Christian Tetzlaff, superstar young violinist, charmed our town last month by playing Bach’s six works for solo violin. Critic Ted Shen came up with a stereotype when he described Tetzlaff as looking like “a graduate seminarian in his rapt intensity. . . . With his eyes closed . . . he seemed in the flow, in communion with the music.”

Whoa! What does a graduate seminarian look like? The picture of Tetzlaff shows him bespectacled, short-haired, bent over his violin and, yes, intense. I tried to match his image with the reality of students at the seminaries I have visited for decades. If Shen traveled with me, I’d show him that half the seminarians are women—even in the largest Catholic “seminary” in the country, our neighbor, the Catholic Theological Union. The fact that they do not look like Tetzlaff keeps these Catholic seminarians from ordination. Pope Paul VI declared that priests had to have a physical likeness to Christ.

Next, I’d have Shen follow me to the Interdenominational Theological Center in Atlanta, where the skin color of most seminarians doesn’t match the Germanic hues of the violinist.

But the biggest gap between Shen’s stereotype and reality has to do with that “rapt intensity” theme. I tend to visit seminary classrooms first thing in the morning or right after lunch. At the early hour I see barely opened eyes and many nodding heads. At after-lunch seminars seminarians arrive from nightlong sessions of intense Greek studies. Others have been with a child who cried through the night, or an errant teenager who set them to crying. In short: Shen’s stereotype doesn’t hold.

Reading Shen prompted me to go back to the November 21, 1951, issue of the Seminarian and find a column that I wrote. In it was a Time magazine reference to a kidnapper who had “the martyred gaze of a divinity student.” Why did so many people back then spot “us” as seminarians? I admit that we had much in common. At that time, for example, we were all men. “The Germanic stock, lean appearance, spectacles, cocksure bearings, sartorial similarities, and the tendency to appear in groups” were other earmarks that identified us.

Revisit that description: Of Germanic stock? True. Lean appearance? We were all broke and hungry. Spectacles? Of course. Hebrew vowel points in biblical studies hurt our eyes. Cocksure bearings? That was a defensive posture. We were scared. Sartorial similarities? See the line above: “We were all broke.” “A tendency to appear in groups”? We did enjoy each other’s company, and seeing the world out there as hostile, we huddled together.
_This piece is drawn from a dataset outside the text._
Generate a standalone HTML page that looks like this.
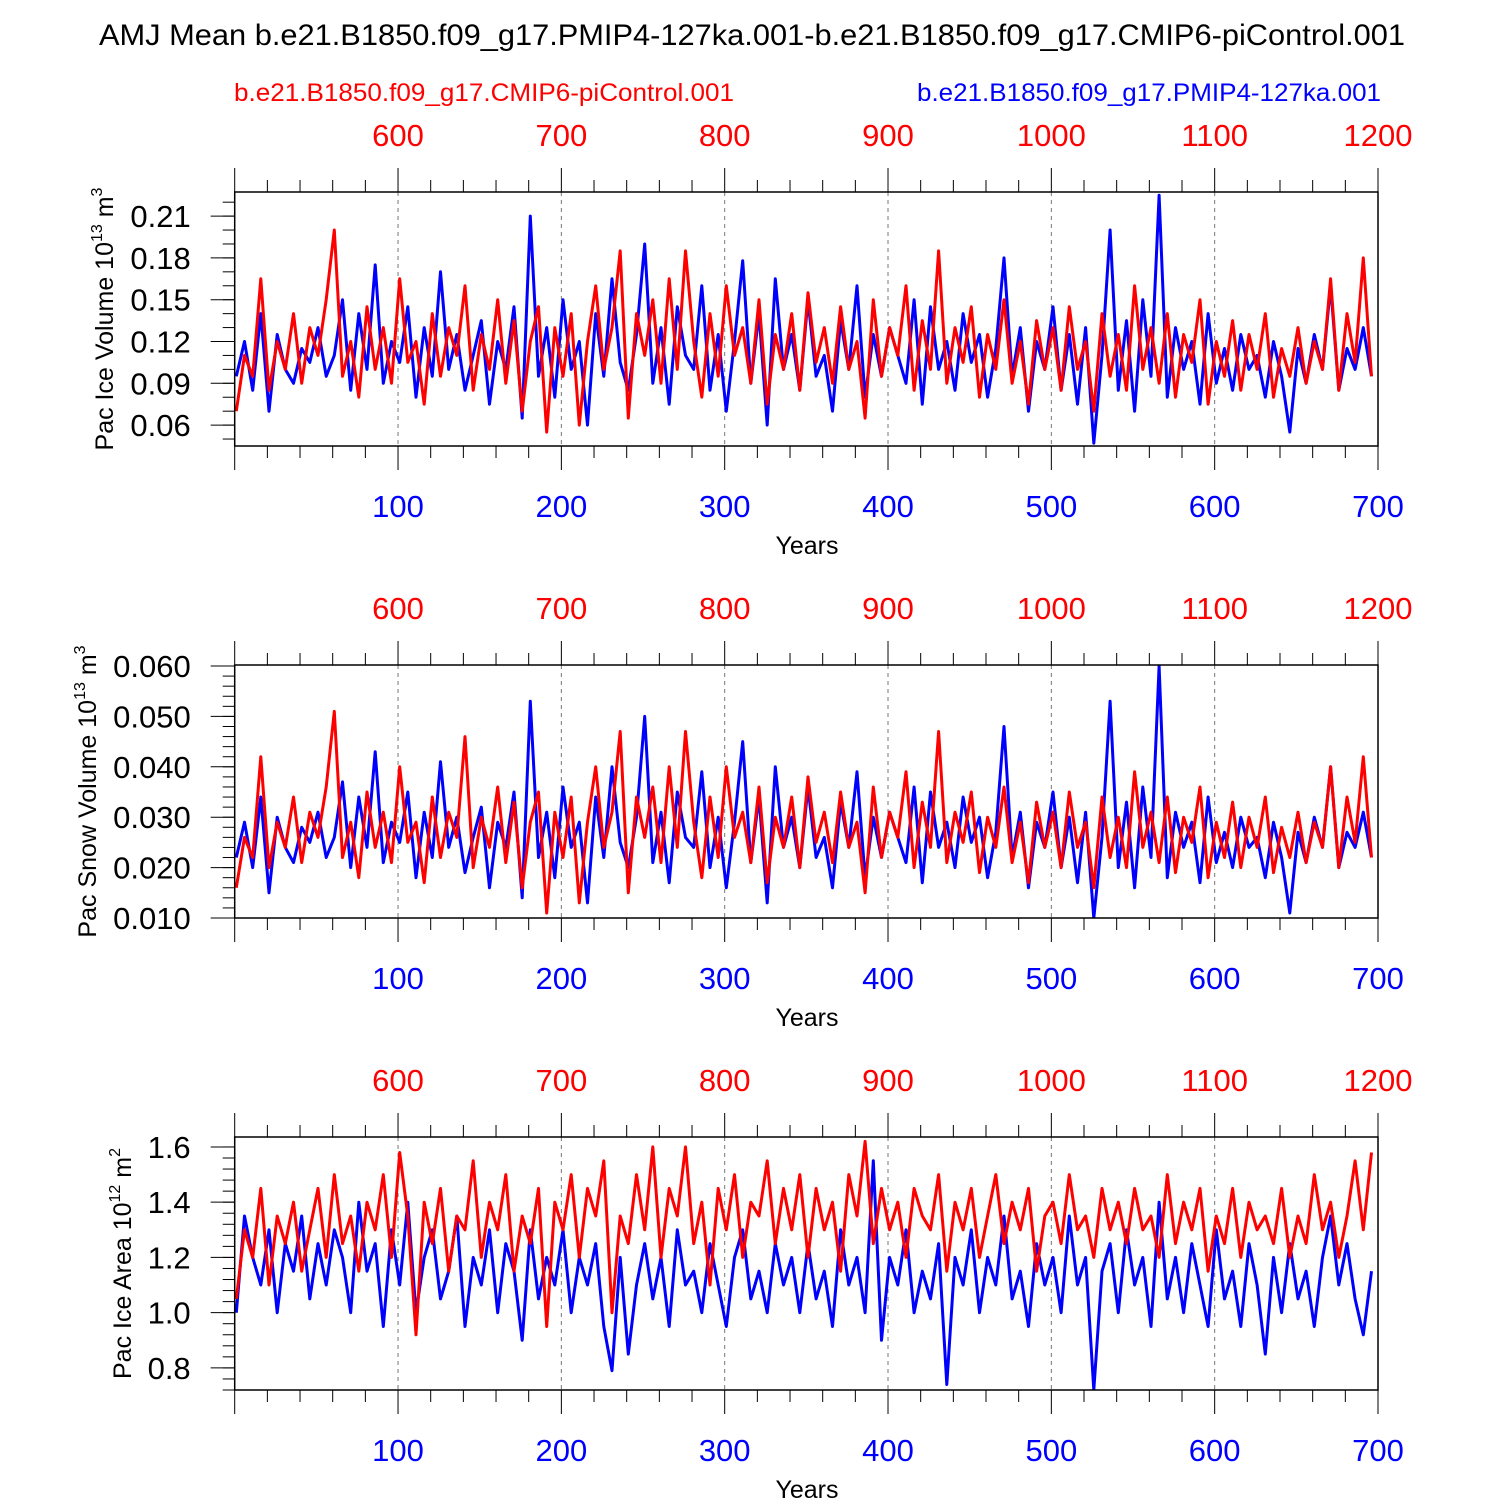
<!DOCTYPE html>
<html><head><meta charset="utf-8"><style>
html,body{margin:0;padding:0;background:#fff;}
svg{display:block;font-family:"Liberation Sans",Arial,sans-serif;}
</style></head><body>
<svg id="chart" width="1500" height="1500" viewBox="0 0 1500 1500" xmlns="http://www.w3.org/2000/svg">
<text x="752" y="45" font-size="29.5" text-anchor="middle" textLength="1306" lengthAdjust="spacingAndGlyphs">AMJ Mean b.e21.B1850.f09_g17.PMIP4-127ka.001-b.e21.B1850.f09_g17.CMIP6-piControl.001</text>
<text x="234" y="101" font-size="25" fill="#f00" textLength="500" lengthAdjust="spacingAndGlyphs">b.e21.B1850.f09_g17.CMIP6-piControl.001</text>
<text x="917" y="101" font-size="25" fill="#00f" textLength="464" lengthAdjust="spacingAndGlyphs">b.e21.B1850.f09_g17.PMIP4-127ka.001</text>
</svg>
<script>
const START_YEAR = 1, STEP = 5;
const xTicksBlue = [100,200,300,400,500,600,700];
const xTicksRed = [600,700,800,900,1000,1100,1200];
const iceTicks = [0.06,0.09,0.12,0.15,0.18,0.21];
const iceTickLabels = ["0.06","0.09","0.12","0.15","0.18","0.21"];
const snowTicks = [0.010,0.020,0.030,0.040,0.050,0.060];
const snowTickLabels = ["0.010","0.020","0.030","0.040","0.050","0.060"];
const areaTicks = [0.8,1.0,1.2,1.4,1.6];
const areaTickLabels = ["0.8","1.0","1.2","1.4","1.6"];

const iceBlue = [.095,.120,.085,.140,.070,.125,.100,.090,.115,.105,.130,.095,.110,.150,.085,.140,.100,.175,.090,.120,.105,.145,.080,.130,.095,.170,.100,.125,.085,.110,.135,.075,.120,.100,.145,.065,.210,.095,.130,.080,.150,.100,.120,.060,.140,.095,.165,.105,.085,.125,.190,.090,.130,.075,.145,.110,.100,.160,.085,.125,.070,.120,.178,.090,.140,.060,.165,.100,.125,.085,.150,.095,.110,.070,.135,.100,.160,.080,.125,.095,.130,.110,.090,.150,.075,.145,.100,.120,.085,.140,.105,.125,.080,.115,.180,.095,.130,.070,.120,.100,.145,.085,.125,.075,.130,.047,.110,.200,.085,.135,.070,.150,.095,.225,.080,.130,.100,.120,.075,.140,.090,.115,.085,.125,.100,.110,.080,.120,.095,.055,.115,.090,.125,.100,.160,.085,.115,.100,.130,.095];
const iceRed = [.070,.110,.095,.165,.085,.120,.100,.140,.090,.130,.110,.150,.200,.095,.120,.080,.145,.100,.130,.090,.165,.105,.120,.075,.140,.095,.130,.110,.160,.085,.125,.100,.150,.090,.135,.070,.120,.145,.055,.130,.095,.140,.060,.120,.160,.100,.130,.185,.065,.140,.110,.150,.090,.165,.100,.185,.120,.080,.140,.095,.160,.110,.130,.090,.150,.075,.125,.100,.140,.085,.155,.105,.130,.090,.145,.100,.120,.065,.150,.095,.130,.110,.160,.085,.135,.100,.185,.090,.130,.105,.145,.080,.125,.100,.150,.090,.120,.075,.135,.100,.130,.085,.145,.100,.120,.070,.140,.095,.125,.085,.160,.100,.130,.090,.140,.080,.125,.105,.150,.075,.120,.095,.135,.085,.125,.100,.140,.080,.115,.095,.130,.090,.120,.100,.165,.085,.140,.105,.180,.095];
const snowBlue = [.022,.029,.020,.034,.015,.030,.024,.021,.028,.025,.031,.022,.026,.037,.020,.034,.024,.043,.021,.029,.025,.035,.018,.031,.022,.041,.024,.030,.019,.026,.032,.016,.029,.024,.035,.014,.053,.022,.031,.018,.036,.024,.029,.013,.034,.022,.040,.025,.020,.030,.050,.021,.031,.017,.035,.026,.024,.039,.020,.030,.016,.029,.045,.021,.034,.013,.040,.024,.030,.020,.036,.022,.026,.016,.033,.024,.039,.018,.030,.022,.031,.026,.021,.036,.017,.035,.024,.029,.020,.034,.025,.030,.018,.027,.048,.022,.031,.016,.029,.024,.035,.020,.030,.017,.031,.010,.026,.053,.020,.033,.016,.036,.022,.060,.018,.031,.024,.029,.017,.034,.021,.027,.020,.030,.024,.026,.018,.029,.022,.011,.027,.021,.030,.024,.040,.020,.027,.024,.031,.022];
const snowRed = [.016,.026,.022,.042,.020,.029,.024,.034,.021,.031,.026,.036,.051,.022,.029,.018,.035,.024,.031,.021,.040,.025,.029,.017,.034,.022,.031,.026,.046,.020,.030,.024,.036,.021,.033,.016,.029,.035,.011,.031,.022,.034,.013,.029,.040,.024,.031,.047,.015,.034,.026,.036,.021,.040,.024,.047,.029,.018,.034,.022,.040,.026,.031,.021,.036,.017,.030,.024,.034,.020,.038,.025,.031,.021,.035,.024,.029,.015,.036,.022,.031,.026,.039,.020,.033,.024,.047,.021,.031,.025,.035,.019,.030,.024,.036,.021,.029,.017,.033,.024,.031,.020,.035,.024,.029,.016,.034,.022,.030,.020,.039,.024,.031,.021,.034,.019,.030,.025,.036,.018,.029,.022,.033,.020,.030,.024,.034,.019,.028,.022,.031,.021,.029,.024,.040,.020,.034,.025,.042,.022];
const areaBlue = [1.00,1.35,1.20,1.10,1.30,1.00,1.25,1.15,1.35,1.05,1.25,1.10,1.30,1.20,1.00,1.40,1.15,1.25,0.95,1.30,1.10,1.40,1.00,1.20,1.30,1.05,1.15,1.35,0.95,1.20,1.10,1.30,1.00,1.25,1.15,0.90,1.30,1.05,1.20,1.10,1.30,1.00,1.20,1.10,1.25,0.95,0.79,1.20,0.85,1.10,1.25,1.05,1.20,0.95,1.30,1.10,1.15,1.00,1.25,1.10,0.95,1.20,1.30,1.05,1.15,1.00,1.25,1.10,1.20,1.00,1.25,1.05,1.15,0.95,1.30,1.10,1.20,1.00,1.55,0.90,1.20,1.10,1.30,1.00,1.15,1.05,1.25,0.74,1.20,1.10,1.30,1.00,1.20,1.10,1.35,1.05,1.15,0.95,1.25,1.10,1.20,1.00,1.35,1.10,1.20,0.72,1.15,1.25,1.00,1.30,1.10,1.20,0.95,1.40,1.05,1.20,1.00,1.25,1.10,0.95,1.30,1.05,1.15,0.95,1.25,1.10,0.85,1.20,1.00,1.25,1.05,1.15,0.95,1.20,1.35,1.10,1.25,1.05,0.92,1.15];
const areaRed = [1.05,1.30,1.20,1.45,1.10,1.35,1.25,1.40,1.15,1.30,1.45,1.20,1.50,1.25,1.35,1.15,1.40,1.30,1.50,1.20,1.58,1.35,0.92,1.40,1.25,1.45,1.15,1.35,1.30,1.55,1.20,1.40,1.30,1.50,1.15,1.35,1.25,1.45,0.95,1.40,1.30,1.50,1.20,1.45,1.35,1.55,1.00,1.35,1.25,1.50,1.30,1.60,1.20,1.45,1.35,1.60,1.25,1.40,1.10,1.45,1.30,1.50,1.20,1.40,1.35,1.55,1.25,1.45,1.30,1.50,1.20,1.45,1.30,1.40,1.15,1.50,1.35,1.62,1.25,1.45,1.30,1.40,1.20,1.45,1.35,1.30,1.50,1.15,1.40,1.30,1.45,1.20,1.35,1.50,1.25,1.40,1.30,1.45,1.15,1.35,1.40,1.25,1.50,1.30,1.35,1.20,1.45,1.30,1.40,1.25,1.45,1.30,1.35,1.20,1.50,1.25,1.40,1.30,1.45,1.15,1.35,1.25,1.45,1.20,1.40,1.30,1.35,1.25,1.45,1.20,1.35,1.25,1.50,1.30,1.40,1.20,1.35,1.55,1.30,1.58];

const NS = "http://www.w3.org/2000/svg";
const svg = document.getElementById('chart');
function mk(tag, attrs, parent){const e=document.createElementNS(NS,tag);for(const k in attrs)e.setAttribute(k,attrs[k]);(parent||svg).appendChild(e);return e;}

const X0=234.7, X1=1378;
const xScale = yr => X0 + (yr/700)*(X1-X0);

const panels = [
 {name:'ice-volume', top:192, bot:446, ymin:0.045, ymax:0.2273, ticks:iceTicks, labels:iceTickLabels, minor:0.01, blue:iceBlue, red:iceRed, title:['Pac Ice Volume 10','13',' m','3'], tx:113},
 {name:'snow-volume', top:665, bot:918, ymin:0.010, ymax:0.0602, ticks:snowTicks, labels:snowTickLabels, minor:0.002, blue:snowBlue, red:snowRed, title:['Pac Snow Volume 10','13',' m','3'], tx:96},
 {name:'ice-area', top:1137, bot:1390, ymin:0.72, ymax:1.636, ticks:areaTicks, labels:areaTickLabels, minor:0.04, blue:areaBlue, red:areaRed, title:['Pac Ice Area 10','12',' m','2'], tx:131}
];

panels.forEach(p=>{
  const g = mk('g',{});
  
  
  const yS = v => p.bot - (v-p.ymin)/(p.ymax-p.ymin)*(p.bot-p.top);
  xTicksBlue.slice(0,6).forEach(t=>{
    const l=mk('line',{x1:xScale(t),x2:xScale(t),y1:p.top,y2:p.bot,stroke:'#777','stroke-width':1,'stroke-dasharray':'4,4'},g);
    
    
  });
  const cp = mk('clipPath',{id:'clip-'+p.name},g);
  mk('rect',{x:X0,y:p.top,width:X1-X0,height:p.bot-p.top},cp);
  [['blue',p.blue,'#0000ff'],['red',p.red,'#ff0000']].forEach(([nm,arr,col])=>{
    const pts = arr.map((v,i)=>xScale(START_YEAR+i*STEP).toFixed(1)+','+yS(v).toFixed(1)).join(' ');
    const pl = mk('polyline',{points:pts,fill:'none',stroke:col,'stroke-width':3,'stroke-linejoin':'round','clip-path':'url(#clip-'+p.name+')'},g);
    
    
  });
  const fr = mk('rect',{x:X0,y:p.top,width:X1-X0,height:p.bot-p.top,fill:'none',stroke:'#000','stroke-width':1.5},g);
  
  
  for(let yr=0; yr<=700; yr+=20){
    const major = yr%100===0, len = major?24:12, x=xScale(yr);
    mk('line',{x1:x,x2:x,y1:p.bot,y2:p.bot+len,stroke:'#000','stroke-width':1},g);
    mk('line',{x1:x,x2:x,y1:p.top,y2:p.top-len,stroke:'#000','stroke-width':1},g);
  }
  xTicksBlue.forEach(t=>{
    const tx = mk('text',{x:xScale(t),y:p.bot+71,'font-size':31,fill:'#00f','text-anchor':'middle'},g);
    tx.textContent=t;
    
    
  });
  xTicksRed.forEach((t,i)=>{
    const tx = mk('text',{x:xScale(xTicksBlue[i]),y:p.top-46,'font-size':31,fill:'#f00','text-anchor':'middle'},g);
    tx.textContent=t;
    
    
  });
  const xt = mk('text',{x:807,y:p.bot+108,'font-size':25,'text-anchor':'middle'},g);
  xt.textContent='Years';
  
  
  for(let v=p.ticks[0]-5*p.minor; v<=p.ymax+1e-9; v+=p.minor){
    if(v<p.ymin-1e-9) continue;
    const y=yS(v);
    mk('line',{x1:X0,x2:X0-12,y1:y,y2:y,stroke:'#000','stroke-width':1},g);
  }
  p.ticks.forEach((t,i)=>{
    const y=yS(t);
    mk('line',{x1:X0,x2:X0-24,y1:y,y2:y,stroke:'#000','stroke-width':1},g);
    const tx = mk('text',{x:X0-44,y:y+11,'font-size':31,'text-anchor':'end'},g);
    tx.textContent=p.labels[i];
    
    
  });
  const cy=(p.top+p.bot)/2;
  const yt = mk('text',{x:p.tx,y:cy,'font-size':25,'text-anchor':'middle',transform:`rotate(-90 ${p.tx} ${cy})`},g);
  
  
  const t1=mk('tspan',{},yt); t1.textContent=p.title[0];
  const t2=mk('tspan',{'font-size':16,dy:-11},yt); t2.textContent=p.title[1];
  const t3=mk('tspan',{dy:11},yt); t3.textContent=p.title[2];
  const t4=mk('tspan',{'font-size':16,dy:-11},yt); t4.textContent=p.title[3];
});
</script>
</body></html>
So much for the private world. My column went on to venture into the public world where there are marked discontinuities. That year President Truman sought confirmation of his appointment of an Ambassador Extraordinary and Minister Plenipotentiary to the State of Vatican City. Every Protestant we knew treated that figure as a potential Fifth Horseman of the Apocalypse, someone who would bring the end of Protestant America and our freedoms. The ambassador’s appointment was withdrawn. Then Vatican II occurred, we teamed up with the papists in the ecumenical age, and have lived happily ever after.

I quoted President Truman [italics mine]: “God forbid that I should claim for our country the mantle of perfect righteousness. We have committed sins of omission and sins of commission, for which we stand in need of the mercy of the Lord.”

Talk about discontinuity! That’s not the favored form of discourse in these imperial times. Speak of our country’s flaws now, and you won’t just wear a martyred gaze. You’ll more likely be martyred. Or am I stereotyping?